Look through the data below and work out how many lines contain the string "React". Give the number alone.

DATA SEGMENT:
———

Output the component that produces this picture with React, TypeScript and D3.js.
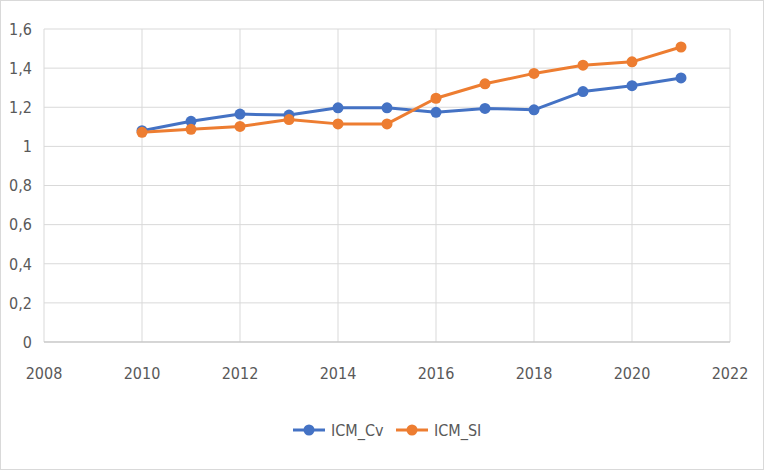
import React from "react";
import * as d3 from "d3";

const years = [2010, 2011, 2012, 2013, 2014, 2015, 2016, 2017, 2018, 2019, 2020, 2021];
const icmCv = [1.08, 1.128, 1.165, 1.16, 1.197, 1.197, 1.174, 1.194, 1.187, 1.28, 1.31, 1.35];
const icmSi = [1.072, 1.087, 1.102, 1.137, 1.115, 1.115, 1.246, 1.32, 1.373, 1.415, 1.432, 1.508];
const xTicks = [2008, 2010, 2012, 2014, 2016, 2018, 2020, 2022];
const yTicks = [0, 0.2, 0.4, 0.6, 0.8, 1, 1.2, 1.4, 1.6];
const seriesNames = ["ICM_Cv", "ICM_SI"];
const seriesColors = ["#4472C4", "#ED7D31"];

const W = 764;
const H = 470;
const FONT = "'DejaVu Sans Condensed', 'Liberation Sans Narrow', sans-serif";

export default function App() {
  const x = d3.scaleLinear().domain([2008, 2022]).range([44, 730]);
  const y = d3.scaleLinear().domain([0, 1.6]).range([342, 29]);
  const fmt = (v: number) => String(+v.toFixed(1)).replace(".", ",");
  const line = d3
    .line<number>()
    .x((_, i) => x(years[i]))
    .y((d) => y(d));
  const series = [icmCv, icmSi];
  const legendX = [293, 396];

  return (
    <svg
      width={W}
      height={H}
      style={{ position: "absolute", left: 0, top: 0 }}
      fontFamily={FONT}
      fontStretch="condensed"
    >
      <rect x={0.5} y={0.5} width={W - 1} height={H - 1} fill="#fff" stroke="#d9d9d9" />
      {yTicks.map((t) => (
        <line key={"gy" + t} x1={x(2008)} x2={x(2022)} y1={y(t)} y2={y(t)} stroke="#d9d9d9" strokeWidth={1} />
      ))}
      {xTicks.map((t) => (
        <line key={"gx" + t} x1={x(t)} x2={x(t)} y1={y(0)} y2={y(1.6)} stroke="#d9d9d9" strokeWidth={1} />
      ))}
      <line x1={x(2008)} x2={x(2022)} y1={y(0)} y2={y(0)} stroke="#bfbfbf" strokeWidth={1} />
      {yTicks.map((t) => (
        <text key={"ty" + t} x={32} y={y(t)} dy="0.36em" textAnchor="end" fontSize={16} fill="#595959">
          {fmt(t)}
        </text>
      ))}
      {xTicks.map((t) => (
        <text key={"tx" + t} x={x(t)} y={379} textAnchor="middle" fontSize={16} fill="#595959">
          {t}
        </text>
      ))}
      {series.map((s, k) => (
        <g key={"s" + k}>
          <path d={line(s) || ""} fill="none" stroke={seriesColors[k]} strokeWidth={3} strokeLinejoin="round" />
          {s.map((v, i) => (
            <circle key={i} cx={x(years[i])} cy={y(v)} r={5.5} fill={seriesColors[k]} />
          ))}
        </g>
      ))}
      {seriesNames.map((n, k) => (
        <g key={"l" + k} transform={`translate(${legendX[k]},430)`}>
          <line x1={0} x2={32} y1={0} y2={0} stroke={seriesColors[k]} strokeWidth={3} />
          <circle cx={16} cy={0} r={5.5} fill={seriesColors[k]} />
          <text x={38} y={0} dy="0.36em" fontSize={16} fill="#595959">
            {n}
          </text>
        </g>
      ))}
    </svg>
  );
}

———

ANSWER TO THIS PROBLEM: 2